§ **Work required**
Copy all the entries below exactly, but not the pictures.
[Begin Dataset records]
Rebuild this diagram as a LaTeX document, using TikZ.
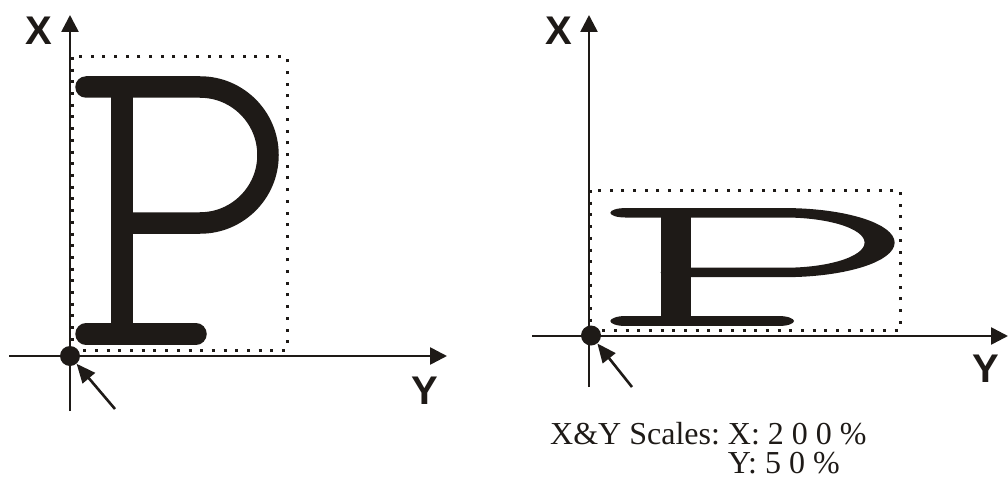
\documentclass[tikz,border=0pt]{standalone}
\usepackage{fontspec}
\setmainfont{Liberation Serif}
\newfontfamily\labfont{Liberation Sans}
\usetikzlibrary{arrows.meta}
\definecolor{ink}{HTML}{1E1A17}
\frenchspacing
\tikzset{
  axis/.style={draw=ink, line width=2.6pt, -{Triangle[length=17pt,width=17pt]}},
  pointer/.style={draw=ink, line width=2.6pt, -{Triangle[length=19pt,width=16pt]}},
  dotbox/.style={draw=ink, line width=3pt, dash pattern=on 3pt off 8.7pt},
  origin/.style={circle, fill=ink, inner sep=0pt, minimum size=20pt},
  axlabel/.style={font=\labfont\bfseries\fontsize{40}{40}\selectfont, text=ink, inner sep=0pt, anchor=base},
  letter/.style={draw=ink, line width=21.5pt, line cap=round},
  caption/.style={font=\fontsize{32}{32}\selectfont\frenchspacing, text=ink, inner sep=0pt, anchor=base west}
}
\newcommand{\drawP}{%
  \draw[letter] (86,393) -- (200,393) arc[start angle=90, end angle=-90, radius=68] -- (122,257);
  \draw[letter, line cap=butt] (122,393) -- (122,146);
  \draw[letter] (86,146) -- (196,146);
}
\begin{document}
\begin{tikzpicture}[x=1pt,y=1pt]
\useasboundingbox (0,0) rectangle (1008,480);
% ---------- left panel ----------
\coordinate (lxb) at (70,69);
\coordinate (lxt) at (70,465);
\coordinate (lyl) at (9,124);
\coordinate (lyr) at (447,124);
\draw[dotbox] (72,423) rectangle (287,130);
\drawP
\draw[axis] (lxb) -- (lxt);
\draw[axis] (lyl) -- (lyr);
\node[origin] (lo) at (70,124) {};
\coordinate (lp) at (115,71);
\draw[pointer] (lp) -- (lo);
\node[axlabel] (lX) at (38.5,435) {X};
\node[axlabel] (lY) at (425,76) {Y};
% ---------- right panel ----------
\coordinate (rxb) at (589,93);
\coordinate (rxt) at (589,465);
\coordinate (ryl) at (532,144);
\coordinate (ryr) at (1008,144);
\draw[dotbox] (590,290) rectangle (900,150);
\begin{scope}[transform canvas={shift={(505.2pt,94.8pt)}, xscale=1.397, yscale=0.4387}]
\drawP
\end{scope}
\draw[axis] (rxb) -- (rxt);
\draw[axis] (ryl) -- (ryr);
\node[origin] (ro) at (591,144.5) {};
\coordinate (rp) at (632,93);
\draw[pointer] (rp) -- (ro);
\node[axlabel] (rX) at (558.5,435) {X};
\node[axlabel] (rY) at (986,98) {Y};
\node[caption] (cap1) at (550,36) {X\&Y Scales: X: 2 0 0 \%};
\node[caption] (cap2) at (550,7) {\phantom{X\&Y Scales: }Y: 5 0 \%};
\end{tikzpicture}
\end{document}
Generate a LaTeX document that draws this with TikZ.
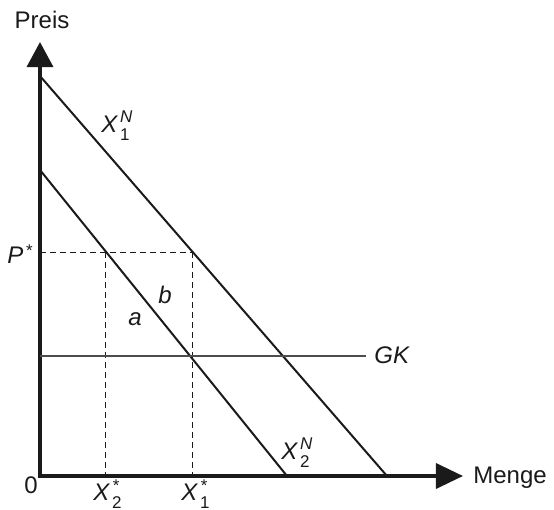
[End Dataset records]
§ **Answer to the problem**
Rebuild this diagram as a LaTeX document, using TikZ.
\documentclass[tikz,border=0pt]{standalone}
\usepackage{fontspec}
\setmainfont{Liberation Serif}
\newfontfamily\labfont{Liberation Sans}
\usetikzlibrary{arrows.meta}
\definecolor{ink}{HTML}{1E1A17}
\frenchspacing
\tikzset{
  axis/.style={draw=ink, line width=2.6pt, -{Triangle[length=17pt,width=17pt]}},
  pointer/.style={draw=ink, line width=2.6pt, -{Triangle[length=19pt,width=16pt]}},
  dotbox/.style={draw=ink, line width=3pt, dash pattern=on 3pt off 8.7pt},
  origin/.style={circle, fill=ink, inner sep=0pt, minimum size=20pt},
  axlabel/.style={font=\labfont\bfseries\fontsize{40}{40}\selectfont, text=ink, inner sep=0pt, anchor=base},
  letter/.style={draw=ink, line width=21.5pt, line cap=round},
  caption/.style={font=\fontsize{32}{32}\selectfont\frenchspacing, text=ink, inner sep=0pt, anchor=base west}
}
\newcommand{\drawP}{%
  \draw[letter] (86,393) -- (200,393) arc[start angle=90, end angle=-90, radius=68] -- (122,257);
  \draw[letter, line cap=butt] (122,393) -- (122,146);
  \draw[letter] (86,146) -- (196,146);
}
\begin{document}
\begin{tikzpicture}[x=1pt,y=1pt]
\useasboundingbox (0,0) rectangle (1008,480);
% ---------- left panel ----------
\coordinate (lxb) at (70,69);
\coordinate (lxt) at (70,465);
\coordinate (lyl) at (9,124);
\coordinate (lyr) at (447,124);
\draw[dotbox] (72,423) rectangle (287,130);
\drawP
\draw[axis] (lxb) -- (lxt);
\draw[axis] (lyl) -- (lyr);
\node[origin] (lo) at (70,124) {};
\coordinate (lp) at (115,71);
\draw[pointer] (lp) -- (lo);
\node[axlabel] (lX) at (38.5,435) {X};
\node[axlabel] (lY) at (425,76) {Y};
% ---------- right panel ----------
\coordinate (rxb) at (589,93);
\coordinate (rxt) at (589,465);
\coordinate (ryl) at (532,144);
\coordinate (ryr) at (1008,144);
\draw[dotbox] (590,290) rectangle (900,150);
\begin{scope}[transform canvas={shift={(505.2pt,94.8pt)}, xscale=1.397, yscale=0.4387}]
\drawP
\end{scope}
\draw[axis] (rxb) -- (rxt);
\draw[axis] (ryl) -- (ryr);
\node[origin] (ro) at (591,144.5) {};
\coordinate (rp) at (632,93);
\draw[pointer] (rp) -- (ro);
\node[axlabel] (rX) at (558.5,435) {X};
\node[axlabel] (rY) at (986,98) {Y};
\node[caption] (cap1) at (550,36) {X\&Y Scales: X: 2 0 0 \%};
\node[caption] (cap2) at (550,7) {\phantom{X\&Y Scales: }Y: 5 0 \%};
\end{tikzpicture}
\end{document}
Generate a LaTeX document that draws this with TikZ.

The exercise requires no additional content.